The market, however, fell flat. Only $1.3 billion in tobacco deals priced last year, and only from a few counties in New York state and Alabama, Alaska and Puerto Rico. The slump was due to a number of reasons, including a generally volatile bond market throughout the year, a distaste for the bonds in secondary trading and intermittent signs that the Internal Revenue Service would revoke the tax-exempt status of the bond programs.

Those problems have been quelled for the time being. The IRS recently informed New York City its tobacco bond program was in the clear, and will likely soon give the green light to outlying counties in New York. Yet expectations have been chastened. Analysts call for $4 billion in new deals this year despite indications that a much higher volume could price.

One hotbed of activity is California. Because California was unique in that many of its local governments each hired private attorneys, the settlement is being sliced and diced much more finely than in other states where rewards were given on a statewide or consolidated county basis. At least $1.5 billion in tobacco bonds could emerge from the state in the next year, analysts said.

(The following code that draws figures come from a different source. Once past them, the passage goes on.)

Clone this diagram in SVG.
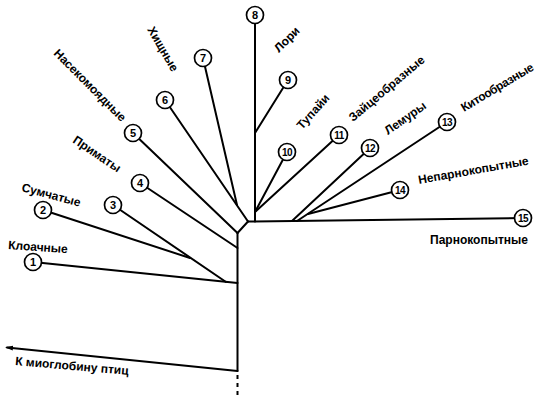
<svg xmlns="http://www.w3.org/2000/svg" width="541" height="400" viewBox="0 0 541 400">
<defs>
<style>
.ln{stroke:#000;stroke-width:2;fill:none;stroke-linecap:round}
.dash{stroke:#000;stroke-width:2;fill:none;stroke-dasharray:4 4}
circle{fill:#fff;stroke:#000;stroke-width:1.7}
.num{font-family:"Liberation Sans",Arial,sans-serif;font-weight:bold;font-size:11px;text-anchor:middle;fill:#000}
.num2{font-family:"Liberation Sans",Arial,sans-serif;font-weight:bold;font-size:10px;text-anchor:middle;fill:#000;letter-spacing:-0.6px}
.lbl{font-family:"Liberation Sans",Arial,sans-serif;font-weight:bold;font-size:12px;fill:#000}
</style>
<marker id="arr" markerWidth="8" markerHeight="6" refX="6" refY="3" orient="auto" markerUnits="userSpaceOnUse">
<path d="M8,3 L0,0.5 L0,5.5 Z" fill="#000"/>
</marker>
</defs>
<rect width="541" height="400" fill="#fff"/>
<g id="connectors">
<line class="ln" x1="237.5" y1="233" x2="237.5" y2="371"/>
<line class="ln" x1="237.5" y1="233" x2="248" y2="221.5"/>
<line class="ln" x1="248" y1="221.5" x2="523" y2="218"/>
<line class="ln" x1="255" y1="15" x2="255" y2="221.5"/>
<line class="ln" x1="288" y1="80" x2="255" y2="133"/>
<line class="ln" x1="287" y1="152" x2="255" y2="212"/>
<line class="ln" x1="339" y1="135" x2="255" y2="212"/>
<line class="ln" x1="370" y1="148" x2="292" y2="221"/>
<line class="ln" x1="447" y1="122" x2="297" y2="221"/>
<line class="ln" x1="400" y1="190" x2="308" y2="214"/>
<line class="ln" x1="203" y1="58" x2="237" y2="205"/>
<line class="ln" x1="165" y1="100" x2="248" y2="221.5"/>
<line class="ln" x1="133" y1="133" x2="237.5" y2="233"/>
<line class="ln" x1="140" y1="183" x2="237.5" y2="248"/>
<line class="ln" x1="113" y1="205" x2="226" y2="282"/>
<line class="ln" x1="43" y1="210" x2="190" y2="258"/>
<line class="ln" x1="33" y1="262" x2="237.5" y2="283"/>
<line class="ln" x1="237.5" y1="371" x2="7" y2="347.5" marker-end="url(#arr)"/>
<line class="dash" x1="237.5" y1="375" x2="237.5" y2="399"/>
</g>
<g id="n1"><circle cx="33" cy="262" r="8.5"/><text class="num" x="33" y="266">1</text>
<text class="lbl" transform="translate(8,249) rotate(4)">Клоачные</text></g>
<g id="n2"><circle cx="43" cy="210" r="8.5"/><text class="num" x="43" y="214">2</text>
<text class="lbl" transform="translate(21,191) rotate(15)">Сумчатые</text></g>
<g id="n3"><circle cx="113" cy="205" r="8.5"/><text class="num" x="113" y="209">3</text></g>
<g id="n4"><circle cx="140" cy="183" r="8.5"/><text class="num" x="140" y="187">4</text>
<text class="lbl" transform="translate(72,142) rotate(34)">Приматы</text></g>
<g id="n5"><circle cx="133" cy="133" r="8.5"/><text class="num" x="133" y="137">5</text>
<text class="lbl" transform="translate(53,54) rotate(45)">Насекомоядные</text></g>
<g id="n6"><circle cx="165" cy="100" r="8.5"/><text class="num" x="165" y="104">6</text></g>
<g id="n7"><circle cx="203" cy="58" r="8.5"/><text class="num" x="203" y="62">7</text>
<text class="lbl" transform="translate(147,29.5) rotate(60)">Хищные</text></g>
<g id="n8"><circle cx="255" cy="15" r="8.5"/><text class="num" x="255" y="19">8</text>
<text class="lbl" transform="translate(279,53) rotate(-45)">Лори</text></g>
<g id="n9"><circle cx="288" cy="80" r="8.5"/><text class="num" x="288" y="84">9</text></g>
<g id="n10"><circle cx="287" cy="152" r="8.5"/><text class="num2" x="287" y="155.5">10</text>
<text class="lbl" transform="translate(302,130) rotate(-48)">Тупайи</text></g>
<g id="n11"><circle cx="339" cy="135" r="8.5"/><text class="num2" x="339" y="138.5">11</text>
<text class="lbl" transform="translate(353,122) rotate(-40)">Зайцеобразные</text></g>
<g id="n12"><circle cx="370" cy="148" r="8.5"/><text class="num2" x="370" y="151.5">12</text>
<text class="lbl" transform="translate(388,135) rotate(-35)">Лемуры</text></g>
<g id="n13"><circle cx="447" cy="122" r="8.5"/><text class="num2" x="447" y="125.5">13</text>
<text class="lbl" transform="translate(464,112) rotate(-31)" letter-spacing="-0.4">Китообразные</text></g>
<g id="n14"><circle cx="400" cy="190" r="8.5"/><text class="num2" x="400" y="193.5">14</text>
<text class="lbl" transform="translate(419,184) rotate(-10)">Непарнокопытные</text></g>
<g id="n15"><circle cx="523" cy="218" r="8.5"/><text class="num2" x="523" y="221.5">15</text>
<text class="lbl" x="430" y="244">Парнокопытные</text></g>
<g id="birds"><text class="lbl" transform="translate(15,365) rotate(5)">К миоглобину птиц</text></g>
</svg>
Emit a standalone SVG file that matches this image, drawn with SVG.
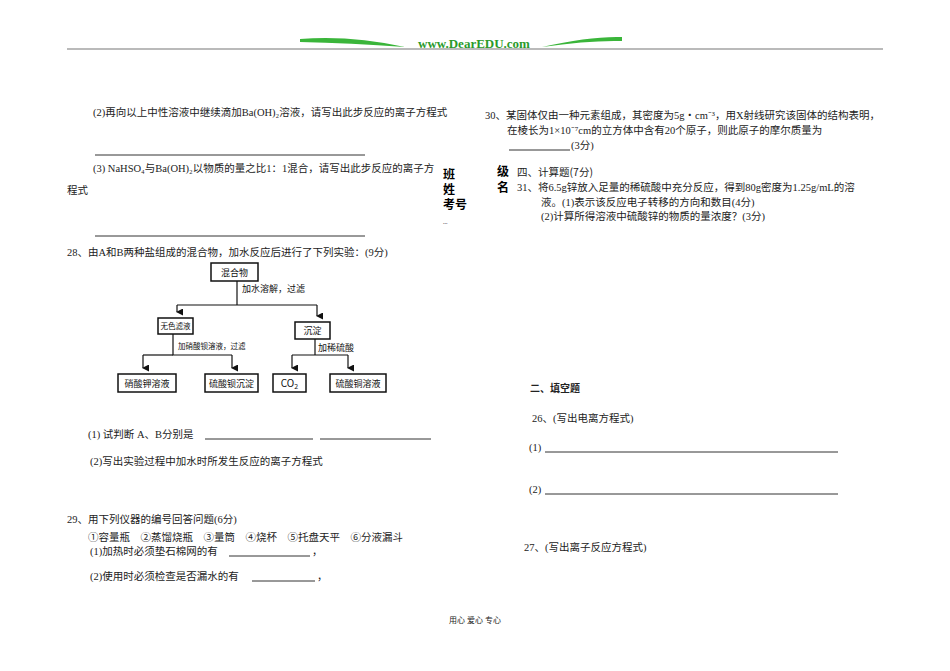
<svg xmlns="http://www.w3.org/2000/svg" width="950" height="671" viewBox="0 0 950 671">
<style>
text{font-family:"Liberation Serif","Noto Sans CJK SC",serif;font-size:10.5px;fill:#222}
.s{font-family:"Noto Sans CJK SC",sans-serif}
.b{font-family:"Noto Sans CJK SC",sans-serif;font-weight:bold;font-size:12px;fill:#000}
.ln{stroke:#333;stroke-width:1}
.box{fill:#fff;stroke:#111;stroke-width:1.5}
.c{stroke:#111;stroke-width:1.2;fill:none}
.fl{font-family:"Noto Sans CJK SC",sans-serif;font-size:9px;fill:#111}
</style>
<defs><marker id="a" markerWidth="7" markerHeight="7" refX="3.5" refY="6" orient="auto" markerUnits="userSpaceOnUse"><path d="M0,0 L7,0 L3.5,7 Z" fill="#111"/></marker></defs>
<rect width="950" height="671" fill="#fff"/>
<g id="header">
<line x1="67" y1="49" x2="883" y2="49" stroke="#777" stroke-width="1.2"/>
<path d="M300,39 Q350,35 405,47 Q350,43 300,42 Z" fill="#3ab53a"/>
<path d="M542,47 Q590,36 622,37 L622,41 Q590,40 542,47 Z" fill="#3ab53a"/>
<text x="474" y="48" text-anchor="middle" style="font-family:'Liberation Serif',serif;font-weight:bold;font-size:13px;fill:#2a9a2a">www.DearEDU.com</text>
</g>
<g id="left-text">
<text x="93" y="116">(2)再向以上中性溶液中继续滴加Ba(OH)₂溶液，请写出此步反应的离子方程式</text>
<line class="ln" x1="95" y1="155" x2="365" y2="155"/>
<text x="93" y="172">(3) NaHSO₄与Ba(OH)₂以物质的量之比1：1混合，请写出此步反应的离子方</text>
<text x="67" y="194">程式</text>
<line class="ln" x1="95" y1="236" x2="365" y2="236"/>
<text x="67" y="256">28、由A和B两种盐组成的混合物，加水反应后进行了下列实验：(9分)</text>
<text x="88" y="438">(1) 试判断 A、B分别是</text>
<line class="ln" x1="205" y1="439" x2="313" y2="439"/>
<line class="ln" x1="320" y1="439" x2="431" y2="439"/>
<text x="90" y="465">(2)写出实验过程中加水时所发生反应的离子方程式</text>
<text x="67" y="523">29、用下列仪器的编号回答问题(6分)</text>
<text x="88" y="541">①容量瓶　②蒸馏烧瓶　③量筒　④烧杯　⑤托盘天平　⑥分液漏斗</text>
<text x="90" y="555">(1)加热时必须垫石棉网的有</text>
<line class="ln" x1="229" y1="556" x2="310" y2="556"/>
<text x="312" y="555">，</text>
<text x="90" y="580">(2)使用时必须检查是否漏水的有</text>
<line class="ln" x1="252" y1="581" x2="315" y2="581"/>
<text x="317" y="580">，</text>
</g>
<g id="side-labels">
<text class="b" x="443" y="179">班</text>
<text class="b" x="443" y="194">姓</text>
<text class="b" x="443" y="209">考号</text>
<text x="443" y="224" style="font-size:6px">...</text>
<text class="b" x="497" y="176">级</text>
<text class="b" x="497" y="192">名</text>
</g>
<g id="right-text">
<text x="485" y="119">30、某固体仅由一种元素组成，其密度为5g・cm⁻³，用X射线研究该固体的结构表明，</text>
<text x="507" y="134">在棱长为1×10⁻⁷cm的立方体中含有20个原子，则此原子的摩尔质量为</text>
<line class="ln" x1="509" y1="150" x2="570" y2="150"/>
<text x="571" y="149">(3分)</text>
<text x="517" y="176" class="s" style="font-size:10.5px">四、计算题(7分)</text>
<text x="517" y="191">31、将6.5g锌放入足量的稀硫酸中充分反应，得到80g密度为1.25g/mL的溶</text>
<text x="541" y="206">液。(1)表示该反应电子转移的方向和数目(4分)</text>
<text x="541" y="220">(2)计算所得溶液中硫酸锌的物质的量浓度？(3分)</text>
<text x="530" y="392" class="s" style="font-weight:bold;font-size:10px">二、填空题</text>
<text x="532" y="422">26、(写出电离方程式)</text>
<text x="529" y="451">(1)</text>
<line class="ln" x1="545" y1="452" x2="838" y2="452"/>
<text x="529" y="493">(2)</text>
<line class="ln" x1="545" y1="494" x2="838" y2="494"/>
<text x="524" y="551">27、(写出离子反应方程式)</text>
<text x="475" y="623" text-anchor="middle" style="font-size:8px">用心 爱心 专心</text>
</g>
<g id="connectors">
<path class="c" d="M237,281 V305"/>
<path class="c" d="M177,305 H317"/>
<path class="c" d="M177,305 V312" marker-end="url(#a)"/>
<path class="c" d="M317,305 V316" marker-end="url(#a)"/>
<path class="c" d="M173,334 V355 H232"/>
<path class="c" d="M143,355 H173"/>
<path class="c" d="M143,355 V368" marker-end="url(#a)"/>
<path class="c" d="M232,355 V368" marker-end="url(#a)"/>
<path class="c" d="M315,338 V355"/>
<path class="c" d="M292,355 H348"/>
<path class="c" d="M292,355 V368" marker-end="url(#a)"/>
<path class="c" d="M348,355 V368" marker-end="url(#a)"/>
</g>
<g id="lbl">
<text class="fl" x="242" y="292">加水溶解，过滤</text>
<text class="fl" x="178" y="349" style="font-size:7.5px">加硝酸钡溶液，过滤</text>
<text class="fl" x="318" y="351">加稀硫酸</text>
</g>
<g id="n-mix"><rect class="box" x="211" y="263" width="47" height="18"/><text class="fl" x="234.5" y="275.5" text-anchor="middle">混合物</text></g>
<g id="n-filtrate"><rect class="box" x="158" y="318" width="35" height="16"/><text class="fl" x="175.5" y="329" text-anchor="middle" style="font-size:7.5px">无色滤液</text></g>
<g id="n-ppt"><rect class="box" x="295" y="322" width="35" height="17"/><text class="fl" x="312.5" y="334" text-anchor="middle">沉淀</text></g>
<g id="n-kno3"><rect class="box" x="118" y="374" width="58" height="18"/><text class="fl" x="147" y="386.5" text-anchor="middle">硝酸钾溶液</text></g>
<g id="n-baso4"><rect class="box" x="205" y="374" width="53" height="18"/><text class="fl" x="231.5" y="386.5" text-anchor="middle">硫酸钡沉淀</text></g>
<g id="n-co2"><rect class="box" x="273" y="374" width="33" height="18"/><text class="fl" x="289.5" y="387" text-anchor="middle" style="font-size:10px">CO<tspan font-size="7" dy="2">2</tspan></text></g>
<g id="n-cuso4"><rect class="box" x="330" y="374" width="56" height="18"/><text class="fl" x="358" y="386.5" text-anchor="middle">硫酸铜溶液</text></g>
</svg>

Salomon has already won the largest debt issue, a $500 million deal from the California Statewide Tobacco Securitization Corp., an amalgam of 24 counties. Merrill Lynch has nabbed a $460 million deal from San Diego county and PaineWebber Inc. has won a few smaller mandates from Sonoma and Stanislaus County.

Larger game is to be found on the East Coast, as New York City plans to hit the market with a second tobacco deal in April, estimated to be $700 million, while Washington D.C. is also planning to come with a roughly $500 million bond.